Paying attention to security
Nowadays, Weiss’ team is focusing on a VPC (virtual public cloud) project and is planning to start the CDN (content delivery network) transformation project to supply each market with the right CDN.
Can you describe your process on those projects?
“It always starts with discussions about what we would like to achieve. In the CDN project, we wanted to understand why we need it at all, what the transformation means in terms of capabilities, advantages and disadvantages. In the VPC project, the advantages are pretty clear — to be in a less hacked environment and place the company where it belongs in terms of reputation and performance. We can’t allow a situation where someone will take over our servers, put them off-air or do something that will harm our brand reputation, availability or performance.”
Why did you choose to do it now? Did you have something that caused it to be urgent now?
“When we talk about security it is not the urgent part that drives it. It is more like an insurance prospect rather than urgency because something is happening.”

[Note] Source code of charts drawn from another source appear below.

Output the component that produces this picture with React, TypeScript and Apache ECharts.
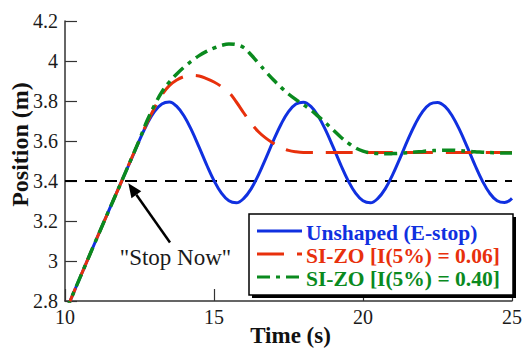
import React, { useEffect, useRef } from "react";
import * as echarts from "echarts";

// Sample times (s): constant-velocity ramp, then 0.25 s steps after the stop command
const timeS = [
  10, 11, 12, 12.25, 12.5, 12.75, 13, 13.25, 13.5, 13.75, 14, 14.25, 14.5, 14.75,
  15, 15.25, 15.5, 15.75, 16, 16.25, 16.5, 16.75, 17, 17.25, 17.5, 17.75, 18,
  18.25, 18.5, 18.75, 19, 19.25, 19.5, 19.75, 20, 20.25, 20.5, 20.75, 21, 21.25,
  21.5, 21.75, 22, 22.25, 22.5, 22.75, 23, 23.25, 23.5, 23.75, 24, 24.25, 24.5,
  24.75, 25,
];

// Position (m) — unshaped emergency stop
const unshapedPos = [
  2.74, 3.09,
  3.433, 3.517, 3.604, 3.684, 3.747, 3.785, 3.795, 3.773, 3.724, 3.653, 3.569, 3.482,
  3.402, 3.339, 3.301, 3.291, 3.313, 3.362, 3.433, 3.517, 3.604, 3.684, 3.747, 3.785,
  3.794, 3.773, 3.724, 3.653, 3.569, 3.482, 3.402, 3.339, 3.301, 3.291, 3.313, 3.362,
  3.433, 3.517, 3.604, 3.684, 3.747, 3.785, 3.793, 3.773, 3.724, 3.653, 3.569, 3.482,
  3.402, 3.339, 3.301, 3.292, 3.313,
];

// Position (m) — SI-ZO shaper, I(5%) = 0.06
const siZo006Pos = [
  2.74, 3.09,
  3.433, 3.52, 3.605, 3.69, 3.765, 3.83, 3.877, 3.905, 3.922, 3.928, 3.925, 3.912,
  3.895, 3.872, 3.843, 3.795, 3.74, 3.688, 3.645, 3.613, 3.588, 3.567, 3.553, 3.546,
  3.543, 3.543, 3.543, 3.543, 3.543, 3.543, 3.543, 3.543, 3.543, 3.543, 3.543, 3.543,
  3.543, 3.543, 3.543, 3.543, 3.543, 3.543, 3.543, 3.543, 3.543, 3.543, 3.543, 3.543,
  3.543, 3.543, 3.543, 3.543, 3.543,
];

// Position (m) — SI-ZO shaper, I(5%) = 0.40
const siZo040Pos = [
  2.74, 3.09,
  3.433, 3.52, 3.607, 3.7, 3.778, 3.845, 3.895, 3.935, 3.97, 4.0, 4.027, 4.048,
  4.065, 4.078, 4.085, 4.082, 4.067, 4.03, 3.988, 3.945, 3.905, 3.868, 3.835, 3.807,
  3.782, 3.755, 3.723, 3.69, 3.655, 3.62, 3.59, 3.565, 3.549, 3.541, 3.537, 3.536,
  3.537, 3.539, 3.542, 3.545, 3.548, 3.551, 3.553, 3.554, 3.554, 3.552, 3.549, 3.546,
  3.544, 3.542, 3.541, 3.54, 3.54,
];

// "Stop Now" threshold line
const stopLevel = 3.4;
const xRange = [10, 25];
const yRange = [2.8, 4.2];

const seriesNames = [
  "Unshaped (E-stop)",
  "SI-ZO [I(5%) = 0.06]",
  "SI-ZO [I(5%) = 0.40]",
];
const seriesColors = ["#1030e0", "#e8300c", "#0a8a1e"];

const FONT = "Liberation Serif";
const RED_DASH = [27, 13];
const GREEN_DASH = [13, 6, 4, 6];

const pairs = (ys: number[]) => timeS.map((t, i) => [t, ys[i]]);

export default function App() {
  const ref = useRef<HTMLDivElement>(null);

  useEffect(() => {
    document.body.style.margin = "0";
    if (!ref.current) return;
    const chart = echarts.init(ref.current, undefined, { renderer: "svg" });

    const lineBase = {
      type: "line" as const,
      showSymbol: false,
      symbol: "none",
      smooth: 0.4,
      clip: true,
    };

    // legend box and rows
    const legendX = 249;
    const legendY = 214;
    const legendW = 264;
    const legendH = 81;
    const rowY = [232, 255, 278];
    const dashes: any[] = [null, RED_DASH, GREEN_DASH];

    const legendGraphics: any[] = [
      {
        type: "rect",
        shape: { x: legendX + 3, y: legendY + 3, width: legendW, height: legendH },
        style: { fill: "#000" },
        z: 100,
      },
      {
        type: "rect",
        shape: { x: legendX, y: legendY, width: legendW, height: legendH },
        style: { fill: "#fff", stroke: "#000", lineWidth: 1.5 },
        z: 101,
      },
    ];
    rowY.forEach((y, i) => {
      legendGraphics.push({
        type: "line",
        shape: { x1: 257, y1: y - 1, x2: 302, y2: y - 1 },
        style: { stroke: seriesColors[i], lineWidth: 3, lineDash: dashes[i] },
        z: 102,
      });
      legendGraphics.push({
        type: "text",
        x: 306,
        y: y + 1,
        style: {
          text: seriesNames[i],
          fill: seriesColors[i],
          fontFamily: FONT,
          fontWeight: "bold",
          fontSize: 21.5,
          align: "left",
          verticalAlign: "middle",
        },
        z: 102,
      });
    });

    // arrow pointing at the stop instant on the ramp
    const tip = [128.3, 183.3];
    const tail = [170, 242.5];
    const dx = tail[0] - tip[0];
    const dy = tail[1] - tip[1];
    const len = Math.hypot(dx, dy);
    const ux = dx / len;
    const uy = dy / len;
    const headLen = 14;
    const headHalf = 6;
    const bx = tip[0] + ux * headLen;
    const by = tip[1] + uy * headLen;

    chart.setOption({
      animation: false,
      textStyle: { fontFamily: FONT },
      grid: { left: 65, right: 10, top: 21, bottom: 47 },
      xAxis: {
        type: "value",
        min: xRange[0],
        max: xRange[1],
        interval: 5,
        splitLine: { show: false },
        axisLine: { lineStyle: { color: "#333", width: 1.5 } },
        axisTick: { inside: true, length: 12, lineStyle: { color: "#333", width: 1.2 } },
        axisLabel: { color: "#1a1a1a", fontFamily: FONT, fontSize: 20, margin: 6 },
      },
      yAxis: {
        type: "value",
        min: yRange[0],
        max: yRange[1],
        interval: 0.2,
        splitLine: { show: false },
        axisLine: { show: true, lineStyle: { color: "#333", width: 1.5 } },
        axisTick: { show: true, inside: true, length: 12, lineStyle: { color: "#333", width: 1.2 } },
        axisLabel: {
          color: "#1a1a1a",
          fontFamily: FONT,
          fontSize: 20,
          margin: 7,
          formatter: (v: number) => String(Math.round(v * 10) / 10),
        },
      },
      series: [
        {
          ...lineBase,
          name: "stop",
          smooth: false,
          data: [
            [xRange[0], stopLevel],
            [xRange[1], stopLevel],
          ],
          lineStyle: { color: "#000", width: 2, type: [12, 8] },
          z: 1,
        },
        {
          ...lineBase,
          name: seriesNames[0],
          data: pairs(unshapedPos),
          lineStyle: { color: seriesColors[0], width: 3 },
          z: 2,
        },
        {
          ...lineBase,
          name: seriesNames[1],
          data: pairs(siZo006Pos),
          lineStyle: { color: seriesColors[1], width: 3, type: RED_DASH },
          z: 3,
        },
        {
          ...lineBase,
          name: seriesNames[2],
          data: pairs(siZo040Pos),
          lineStyle: { color: seriesColors[2], width: 3.5, type: GREEN_DASH },
          z: 4,
        },
      ],
      graphic: [
        {
          type: "text",
          x: 20,
          y: 144.5,
          rotation: Math.PI / 2,
          style: {
            text: "Position (m)",
            fill: "#111",
            fontFamily: FONT,
            fontWeight: "bold",
            fontSize: 24,
            align: "center",
            verticalAlign: "middle",
          },
        },
        {
          type: "text",
          x: 290.5,
          y: 335.5,
          style: {
            text: "Time (s)",
            fill: "#111",
            fontFamily: FONT,
            fontWeight: "bold",
            fontSize: 23,
            align: "center",
            verticalAlign: "middle",
          },
        },
        {
          type: "text",
          x: 175.5,
          y: 257,
          style: {
            text: '"Stop Now"',
            fill: "#1a1a1a",
            fontFamily: FONT,
            fontSize: 23,
            align: "center",
            verticalAlign: "middle",
          },
        },
        {
          type: "line",
          shape: { x1: tail[0], y1: tail[1], x2: bx, y2: by },
          style: { stroke: "#000", lineWidth: 2.5 },
          z: 50,
        },
        {
          type: "polygon",
          shape: {
            points: [
              [tip[0], tip[1]],
              [bx - uy * headHalf, by + ux * headHalf],
              [bx + uy * headHalf, by - ux * headHalf],
            ],
          },
          style: { fill: "#000" },
          z: 50,
        },
        ...legendGraphics,
      ],
    });

    return () => chart.dispose();
  }, []);

  return <div ref={ref} style={{ width: 525, height: 348 }} />;
}
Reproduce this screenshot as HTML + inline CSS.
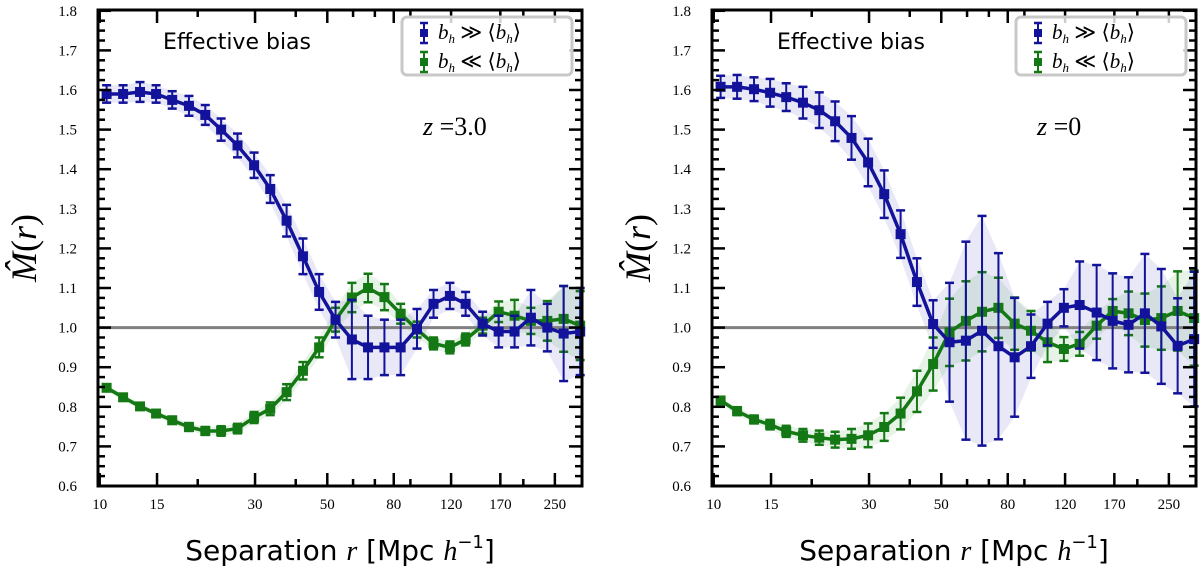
<!DOCTYPE html>
<html><head><meta charset="utf-8"><style>
body{margin:0;background:#fff;width:1200px;height:572px;overflow:hidden}
svg{display:block}
</style></head><body>
<svg id="fig" width="1200" height="572"></svg>
<script>
const radii=[10.5,11.8,13.3,14.9,16.7,18.8,21.1,23.6,26.5,29.8,33.4,37.5,42.1,47.2,53.0,59.5,66.7,74.9,84.0,94.3,106,119,133,150,168,188,211,237,266,299];
const leftHigh=[1.59,1.59,1.595,1.59,1.575,1.56,1.537,1.50,1.46,1.41,1.35,1.27,1.18,1.09,1.02,0.97,0.95,0.95,0.95,0.997,1.06,1.08,1.06,1.01,0.99,0.99,1.025,1.0,0.985,0.99];
const leftHighErr=[0.022,0.022,0.025,0.022,0.022,0.025,0.025,0.028,0.03,0.032,0.035,0.04,0.045,0.045,0.045,0.1,0.08,0.07,0.07,0.05,0.035,0.033,0.03,0.03,0.04,0.04,0.07,0.06,0.12,0.11];
const leftLow=[0.848,0.824,0.801,0.783,0.766,0.749,0.739,0.739,0.745,0.773,0.795,0.837,0.891,0.95,1.02,1.076,1.10,1.077,1.035,0.995,0.96,0.95,0.97,1.005,1.04,1.03,1.017,1.017,1.022,1.005];
const leftLowErr=[0.008,0.008,0.008,0.008,0.009,0.01,0.01,0.012,0.012,0.014,0.016,0.02,0.022,0.025,0.03,0.037,0.036,0.033,0.025,0.02,0.015,0.015,0.015,0.02,0.026,0.04,0.033,0.05,0.083,0.087];
const rightHigh=[1.608,1.608,1.602,1.593,1.582,1.568,1.549,1.521,1.479,1.417,1.337,1.236,1.115,1.009,0.963,0.967,0.992,0.953,0.925,0.953,1.01,1.05,1.057,1.038,1.017,1.007,1.036,1.003,0.954,0.971];
const rightHighErr=[0.028,0.03,0.03,0.035,0.035,0.04,0.045,0.05,0.055,0.06,0.06,0.06,0.06,0.06,0.15,0.25,0.29,0.235,0.15,0.08,0.055,0.047,0.11,0.12,0.12,0.12,0.15,0.145,0.12,0.17];
const rightLow=[0.816,0.789,0.768,0.755,0.738,0.728,0.722,0.717,0.719,0.728,0.749,0.783,0.839,0.908,0.988,1.017,1.04,1.05,1.01,0.992,0.963,0.946,0.959,1.005,1.042,1.036,1.019,1.024,1.042,1.024];
const rightLowErr=[0.008,0.01,0.01,0.012,0.014,0.016,0.018,0.02,0.025,0.03,0.035,0.04,0.052,0.067,0.085,0.1,0.1,0.076,0.066,0.05,0.05,0.03,0.03,0.033,0.03,0.055,0.067,0.08,0.1,0.12];
const xTicks=[10,15,30,50,80,120,170,250];
const xMinor=[20,40,60,70,90,200];
const yTicks=[0.6,0.7,0.8,0.9,1.0,1.1,1.2,1.3,1.4,1.5,1.6,1.7,1.8];
const panelLabels=["z =3.0","z =0"];

const NS="http://www.w3.org/2000/svg";
const svg=document.getElementById('fig');
function mk(tag,attrs,parent){const e=document.createElementNS(NS,tag);for(const k in attrs)e.setAttribute(k,attrs[k]);(parent||svg).appendChild(e);return e;}
const TOP=10,BOT=486,W=484,PXD=325.6;
const BLUE="#12129a",GREEN="#147814";

function panel(x0,hi,hiE,lo,loE,zlab,idx){
  const g=mk('g',{});
  
  
  const X=r=>x0+1.7+Math.log10(r/10)*PXD;
  const Y=v=>BOT-(v-0.6)*396;
  function band(vals,errs,color,name){
    let top=vals.map((v,i)=>X(radii[i])+','+Y(v+errs[i]));
    let bot=vals.map((v,i)=>X(radii[i])+','+Y(v-errs[i])).reverse();
    const p=mk('polygon',{points:top.concat(bot).join(' '),fill:color,'fill-opacity':0.1,stroke:'none'},g);
    
    
  }
  band(hi,hiE,'#1a1ab0','high-bias-band');
  band(lo,loE,'#1a8a1a','low-bias-band');
  const ul=mk('line',{x1:x0,x2:x0+W,y1:Y(1.0),y2:Y(1.0),stroke:'#808080','stroke-width':3},g);
  
  
  function series(vals,errs,color,name){
    const sg=mk('g',{},g);
    
    
    mk('polyline',{points:vals.map((v,i)=>X(radii[i])+','+Y(v)).join(' '),fill:'none',stroke:color,'stroke-width':3.5,'stroke-linejoin':'round'},sg);
    vals.forEach((v,i)=>{
      const x=X(radii[i]),yt=Y(v+errs[i]),yb=Y(v-errs[i]);
      mk('line',{x1:x,x2:x,y1:yt,y2:yb,stroke:color,'stroke-width':2},sg);
      mk('line',{x1:x-4.5,x2:x+4.5,y1:yt,y2:yt,stroke:color,'stroke-width':2.5},sg);
      mk('line',{x1:x-4.5,x2:x+4.5,y1:yb,y2:yb,stroke:color,'stroke-width':2.5},sg);
      const m=mk('rect',{x:x-5,y:Y(v)-5,width:10,height:10,fill:color},sg);
      
      
    });
  }
  series(lo,loE,GREEN,'low-bias-series');
  series(hi,hiE,BLUE,'high-bias-series');
  const fr=mk('rect',{x:x0,y:TOP,width:W,height:BOT-TOP,fill:'none',stroke:'#000','stroke-width':3},g);
  
  
  for(let v=0.6;v<=1.8001;v+=0.025){
    const major=Math.abs(v*10-Math.round(v*10))<1e-6;
    const L=major?13:7;const y=Y(v);
    mk('line',{x1:x0,x2:x0+L,y1:y,y2:y,stroke:'#000','stroke-width':2.5},g);
    mk('line',{x1:x0+W,x2:x0+W-L,y1:y,y2:y,stroke:'#000','stroke-width':2.5},g);
  }
  yTicks.forEach(v=>{
    const t=mk('text',{x:x0-21,y:Y(v)+5,'text-anchor':'end','font-family':'Liberation Serif, serif','font-size':15},g);
    t.textContent=v.toFixed(1);
    
    
  });
  xTicks.forEach(r=>{
    const x=X(r);
    mk('line',{x1:x,x2:x,y1:BOT,y2:BOT-13,stroke:'#000','stroke-width':2.5},g);
    mk('line',{x1:x,x2:x,y1:TOP,y2:TOP+13,stroke:'#000','stroke-width':2.5},g);
    const t=mk('text',{x:x,y:BOT+23,'text-anchor':'middle','font-family':'Liberation Serif, serif','font-size':15},g);
    t.textContent=String(r);
    
    
  });
  xMinor.forEach(r=>{
    const x=X(r);
    mk('line',{x1:x,x2:x,y1:BOT,y2:BOT-7,stroke:'#000','stroke-width':2.5},g);
    mk('line',{x1:x,x2:x,y1:TOP,y2:TOP+7,stroke:'#000','stroke-width':2.5},g);
  });
  const eb=mk('text',{x:x0+65,y:49,'font-family':'DejaVu Sans, Liberation Sans, sans-serif','font-size':22},g);
  eb.textContent='Effective bias';
  
  
  const zt=mk('text',{x:x0+325,y:135,'font-family':'Liberation Serif, serif','font-size':26},g);
  zt.innerHTML='<tspan font-style="italic">z</tspan> ='+zlab.split('=')[1];
  
  
  const lg=mk('g',{},g);
  
  
  mk('rect',{x:x0+304,y:17,width:170,height:58,rx:5,fill:'#fff','fill-opacity':0.8,stroke:'#c8c8c8','stroke-width':3},lg);
  [[BLUE,'≫',33],[GREEN,'≪',62]].forEach(([c,s,yy])=>{
    const e=mk('g',{},lg);
    
    
    const lx=x0+326;
    mk('line',{x1:lx,x2:lx,y1:yy-10,y2:yy+10,stroke:c,'stroke-width':2},e);
    mk('line',{x1:lx-4,x2:lx+4,y1:yy-10,y2:yy-10,stroke:c,'stroke-width':2.5},e);
    mk('line',{x1:lx-4,x2:lx+4,y1:yy+10,y2:yy+10,stroke:c,'stroke-width':2.5},e);
    mk('rect',{x:lx-4,y:yy-4,width:8,height:8,fill:c},e);
    const t=mk('text',{x:x0+340,y:yy+6,'font-family':'Liberation Serif, serif','font-size':21},e);
    t.innerHTML='<tspan font-style="italic">b</tspan><tspan font-style="italic" font-size="13" dy="4">h</tspan><tspan dy="-4"> '+s+' ⟨</tspan><tspan font-style="italic">b</tspan><tspan font-style="italic" font-size="13" dy="4">h</tspan><tspan dy="-4">⟩</tspan>';
  });
  const xl=mk('text',{x:x0+242,y:560,'text-anchor':'middle','font-family':'DejaVu Sans, Liberation Sans, sans-serif','font-size':28},g);
  xl.innerHTML='Separation <tspan font-family="Liberation Serif, serif" font-style="italic">r</tspan> [Mpc <tspan font-family="Liberation Serif, serif" font-style="italic">h</tspan><tspan font-size="18" dy="-12">−1</tspan><tspan dy="12">]</tspan>';
  
  
  const yl=mk('text',{x:0,y:0,transform:'translate('+(x0-62)+',248) rotate(-90)','text-anchor':'middle','font-family':'Liberation Serif, serif','font-size':36},g);
  yl.innerHTML='<tspan font-style="italic">M̂</tspan>(<tspan font-style="italic">r</tspan>)';
  
  
}
panel(98,leftHigh,leftHighErr,leftLow,leftLowErr,panelLabels[0],0);
panel(712,rightHigh,rightHighErr,rightLow,rightLowErr,panelLabels[1],1);
</script>
</body></html>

But why has it come up just now and not one year ago or maybe in a few months?
“As a young start-up, it is less bad to be down for few hours or having other performance issues. Nothing happens — no many users, brand or partners to consider. When you grow, you start to think about security and performance. When you want to have a working and evolving product, most of the time, unfortunately, you will move security down on your priority list. I have started to think about it a year ago. Usually, it happens on the transformation from a start-up to a big company. For us, it comes now since we managed to line it up with the most urgent stuff, mostly high-availability matters and the auto-scale.
“When we make plans, we are using a method called OKR (objective key results). We define quarterly objectives for the whole company and for each department. We try to measure those objectives’ key results, and we grade ourselves. If something happened during the quarter that demands a delay in something else, we are doing it. The VPC appeared in the last three-quarters, but we didn’t stand for it because there were other business opportunities that took the highest priority to deliver”
Knocking on technology’s door
The DevOps market includes many technologies and tools that are constantly updated and changed.
Let’s say there’s a new tool on the market. How would you decide whether to use it or not?
“The technology doesn’t knock on your door. Usually, you will be the one to search for the technology that will provide an answer to a need. For instance, let’s take the new CDN. It comes from a painful performance situation in a few countries around the globe. Part of it relates to the local platforms. In some markets, for instance, the internet is pretty weak, the data packages are very expensive, people use very old devices, and the browsers are very old. We still want to provide our best performance. That’s a need. All those needs force me to find the right CDN instead of working with a general global one.”